If you would like to explore the data and modelling for yourself, please check out the code at the GitHub repository.


Some of Australia’s capital cities are consistently priced, but others remain distal in terms of cost of living

Source: Numbeo

Source: Numbeo

Many annual measures exist to capture liveability and affordability for cities around the world (see here and here for examples). However, these measures are typically aggregated and holistic in nature. While these measures are useful, they are not set up to analyse pricing consistency or similarity, For example do cities who have a similar cost for cars or childcare also have similarly priced takeaway food or electricity? Orbisant set out to test this using the following research question: Are some of Australia's capital cities priced more similarly than others across a range of differently-valued goods and services?

To answer this, item-level data was webscraped from the online repository Numbeo (see here for Orbisant's tutorial on how to replicate this webscraping process using R). Numbeo utilises self-reported prices from people living in the city. These entries are curated and updated over time to ensure prices remain relevant. Examples of the data's granularity are shown in items such as the price of a carton of eggs, a regular-sized cappuccino, a McMeal at McDonalds, and a Toyota Corolla sedan, among many more. Broadly, the individual items are grouped into the following domains:

  • Restaurants

  • Markets

  • Transportation

  • Utilities

  • Sports and leisure

  • Childcare

  • Clothing and shoes

  • Rent per month

  • Apartment purchase cost

  • Salaries and financing

To measure similarity, for every item on the repository (53 in total) a collection of four pricing bands was created (note normal distribution z score standard deviation cutoffs were not used due to low number of cities compared to cutoff groups):

  1. Less than 2 standard deviations (SD) below the mean

  2. Between 2 SDs below the mean and the mean

  3. Between the mean and 2 SDs above the mean

  4. Greater than 2 SDs above the mean

Orbisant then determined which pricing band each city was placed in for each item, and summed the amount of times each city was placed in the same price band as every other city.

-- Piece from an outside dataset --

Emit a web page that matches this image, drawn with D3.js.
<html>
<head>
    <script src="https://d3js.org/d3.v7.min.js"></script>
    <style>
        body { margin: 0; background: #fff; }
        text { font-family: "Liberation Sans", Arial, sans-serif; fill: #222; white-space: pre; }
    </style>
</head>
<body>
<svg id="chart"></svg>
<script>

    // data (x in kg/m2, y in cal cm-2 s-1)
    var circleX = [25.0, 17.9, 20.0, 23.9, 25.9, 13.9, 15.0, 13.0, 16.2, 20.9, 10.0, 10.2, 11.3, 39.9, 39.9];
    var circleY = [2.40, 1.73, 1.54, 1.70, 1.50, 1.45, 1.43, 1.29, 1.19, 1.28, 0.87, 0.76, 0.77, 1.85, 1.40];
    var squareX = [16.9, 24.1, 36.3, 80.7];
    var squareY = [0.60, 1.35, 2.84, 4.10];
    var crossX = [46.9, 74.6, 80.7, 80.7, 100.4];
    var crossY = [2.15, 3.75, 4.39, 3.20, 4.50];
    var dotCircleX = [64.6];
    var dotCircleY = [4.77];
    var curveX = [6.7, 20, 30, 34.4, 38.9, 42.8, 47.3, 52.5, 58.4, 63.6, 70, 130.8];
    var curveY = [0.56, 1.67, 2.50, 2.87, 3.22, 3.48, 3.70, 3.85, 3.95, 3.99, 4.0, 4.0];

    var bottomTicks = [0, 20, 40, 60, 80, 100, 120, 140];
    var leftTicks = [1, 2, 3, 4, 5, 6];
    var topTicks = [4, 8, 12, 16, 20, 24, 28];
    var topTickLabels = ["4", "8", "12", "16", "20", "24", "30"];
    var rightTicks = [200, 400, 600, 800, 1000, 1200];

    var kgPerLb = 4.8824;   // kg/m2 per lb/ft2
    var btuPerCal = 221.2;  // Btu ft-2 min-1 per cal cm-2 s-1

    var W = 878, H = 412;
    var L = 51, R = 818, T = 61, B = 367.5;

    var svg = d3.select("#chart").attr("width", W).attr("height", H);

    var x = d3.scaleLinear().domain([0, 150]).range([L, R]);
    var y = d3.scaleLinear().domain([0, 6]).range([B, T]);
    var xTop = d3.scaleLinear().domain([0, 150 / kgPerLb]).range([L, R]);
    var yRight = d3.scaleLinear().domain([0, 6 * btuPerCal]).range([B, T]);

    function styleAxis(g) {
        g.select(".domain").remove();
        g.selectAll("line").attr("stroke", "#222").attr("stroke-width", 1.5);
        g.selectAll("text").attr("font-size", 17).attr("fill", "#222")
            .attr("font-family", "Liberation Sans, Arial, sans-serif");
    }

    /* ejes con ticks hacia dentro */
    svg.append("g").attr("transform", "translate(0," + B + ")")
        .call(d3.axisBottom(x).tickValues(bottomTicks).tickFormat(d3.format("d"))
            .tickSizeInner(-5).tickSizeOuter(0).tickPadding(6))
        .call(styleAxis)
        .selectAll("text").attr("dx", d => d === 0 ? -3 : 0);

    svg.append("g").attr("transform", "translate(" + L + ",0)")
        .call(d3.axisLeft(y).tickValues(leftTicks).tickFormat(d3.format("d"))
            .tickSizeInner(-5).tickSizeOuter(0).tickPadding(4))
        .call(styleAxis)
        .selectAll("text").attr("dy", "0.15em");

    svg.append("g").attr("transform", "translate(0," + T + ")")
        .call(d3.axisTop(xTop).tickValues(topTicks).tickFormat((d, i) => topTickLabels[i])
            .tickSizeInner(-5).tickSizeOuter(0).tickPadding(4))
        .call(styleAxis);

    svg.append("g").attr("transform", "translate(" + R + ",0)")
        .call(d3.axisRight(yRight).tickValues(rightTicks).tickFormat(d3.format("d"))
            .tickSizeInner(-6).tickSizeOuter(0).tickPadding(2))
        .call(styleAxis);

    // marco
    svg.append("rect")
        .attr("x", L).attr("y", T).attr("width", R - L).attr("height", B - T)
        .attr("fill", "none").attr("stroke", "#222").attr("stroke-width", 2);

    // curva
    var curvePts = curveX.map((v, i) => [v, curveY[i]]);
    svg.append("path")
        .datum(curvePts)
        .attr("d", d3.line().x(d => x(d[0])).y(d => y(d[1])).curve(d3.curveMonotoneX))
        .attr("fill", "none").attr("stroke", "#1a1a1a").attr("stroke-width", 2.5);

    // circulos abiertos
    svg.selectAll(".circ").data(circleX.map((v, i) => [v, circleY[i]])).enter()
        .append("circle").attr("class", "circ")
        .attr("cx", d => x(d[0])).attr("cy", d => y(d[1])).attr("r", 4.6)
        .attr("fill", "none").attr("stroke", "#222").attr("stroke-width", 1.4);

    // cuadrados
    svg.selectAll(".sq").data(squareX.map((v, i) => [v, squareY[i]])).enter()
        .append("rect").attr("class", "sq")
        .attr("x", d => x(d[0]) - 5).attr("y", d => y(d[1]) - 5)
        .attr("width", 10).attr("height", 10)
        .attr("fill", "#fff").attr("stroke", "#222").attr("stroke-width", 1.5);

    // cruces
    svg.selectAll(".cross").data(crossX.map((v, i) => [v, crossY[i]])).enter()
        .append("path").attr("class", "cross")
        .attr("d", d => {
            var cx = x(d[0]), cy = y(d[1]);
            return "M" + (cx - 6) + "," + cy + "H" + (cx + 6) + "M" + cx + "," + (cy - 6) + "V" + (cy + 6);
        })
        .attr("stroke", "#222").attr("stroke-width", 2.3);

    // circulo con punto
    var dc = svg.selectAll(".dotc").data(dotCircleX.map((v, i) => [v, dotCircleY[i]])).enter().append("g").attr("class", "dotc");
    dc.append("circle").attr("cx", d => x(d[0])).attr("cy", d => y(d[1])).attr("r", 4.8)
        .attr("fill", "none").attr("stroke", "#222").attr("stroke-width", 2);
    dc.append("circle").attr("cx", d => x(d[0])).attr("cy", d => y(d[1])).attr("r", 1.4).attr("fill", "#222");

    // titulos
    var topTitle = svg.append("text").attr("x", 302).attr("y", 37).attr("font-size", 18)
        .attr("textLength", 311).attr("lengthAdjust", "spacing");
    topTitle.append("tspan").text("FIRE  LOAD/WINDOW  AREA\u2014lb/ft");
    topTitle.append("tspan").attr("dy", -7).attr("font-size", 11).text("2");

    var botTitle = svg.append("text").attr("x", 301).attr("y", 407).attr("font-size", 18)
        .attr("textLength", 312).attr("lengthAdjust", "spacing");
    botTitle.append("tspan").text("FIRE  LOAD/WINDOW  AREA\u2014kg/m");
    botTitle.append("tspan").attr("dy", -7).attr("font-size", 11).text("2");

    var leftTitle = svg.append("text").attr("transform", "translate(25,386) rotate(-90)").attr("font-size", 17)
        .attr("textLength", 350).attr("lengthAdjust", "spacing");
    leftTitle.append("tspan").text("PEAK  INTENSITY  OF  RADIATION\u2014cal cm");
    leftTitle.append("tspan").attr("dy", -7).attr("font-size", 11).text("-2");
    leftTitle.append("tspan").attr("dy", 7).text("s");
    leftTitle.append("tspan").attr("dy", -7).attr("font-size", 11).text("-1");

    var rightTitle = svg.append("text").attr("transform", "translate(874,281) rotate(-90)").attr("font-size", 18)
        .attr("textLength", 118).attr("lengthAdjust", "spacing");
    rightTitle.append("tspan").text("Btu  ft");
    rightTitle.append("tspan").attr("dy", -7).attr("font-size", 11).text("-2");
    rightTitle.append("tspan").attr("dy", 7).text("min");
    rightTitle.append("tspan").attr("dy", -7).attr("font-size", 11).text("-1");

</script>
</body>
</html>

This is visualised in the network diagram at the top. Typically, network diagrams are used for social network analysis, but they also provide a usual visual way of showing connections and similarity for other purposes, such as this example.

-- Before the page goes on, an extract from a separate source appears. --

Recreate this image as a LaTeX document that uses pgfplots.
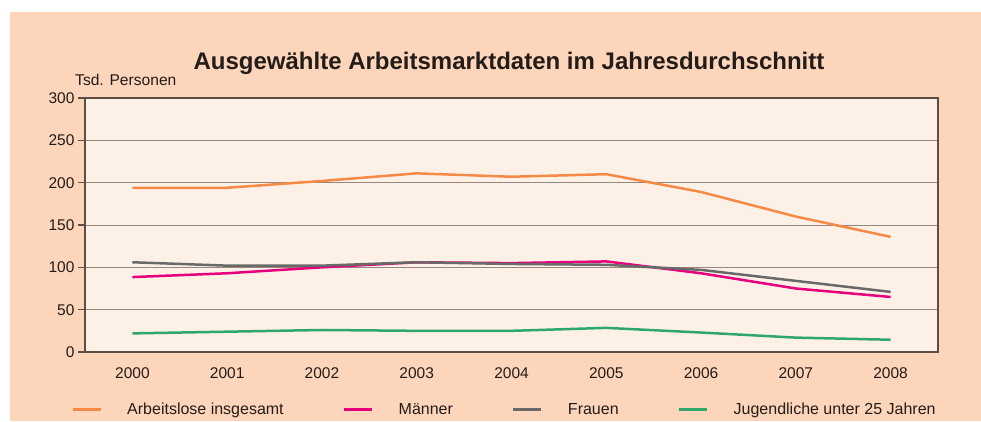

As the diagram shows, Melbourne and Sydney, Melbourne and Canberra, and Perth and Adelaide are the most similarly priced across the 53 good and services. Conversely, multiple city pairings were priced in the same basket much less than 50% of the time, such as Brisbane and Darwin, and Hobart and Canberra, among others. Together, these results highlight the broad spectrum of living costs provided by different capital cities in Australia.


Three major economic metrics are declining in Australia, but at largely different rates

Data from RBA (2019).

Data from RBA (2019).

In light of recent cash rate cuts by the Reserve Bank of Australia (RBA), Orbisant set out to visualise historically what these cuts have looked like alongside other important economic measures.

Here, we can see that all three rates have been declining rapidly since about 1990, interspersed with periods of peaks and troughs amidst the general decline. The impact of key economic events, such as the Global Financial Crisis (GFC) are visible in this chart.

While the fall of the unemployment rate may bring about positive sentiment, the rapid decline of the cash rate presents a potential cause for economic concern. Also of interest is the relatively steep decline of the consumer price index (CPI, or “inflation”), which we know is an important consideration in the evaluation of monetary policy. This steepness is most evident from roughly 1982 to 1991 where the drop in CPI was enormous. However, the rate of this decline quickly decelerated after this point into a steady downward trajectory following a brief period of rate increases.

While potentially insightful, this chart was developed to be more of a visualisation tool for historical data rather than an analytical tool of economic conditions. Indeed, it may yield promise as an overview tool for those seeking to understand a few broad economic trends in Australia across a relatively short time span.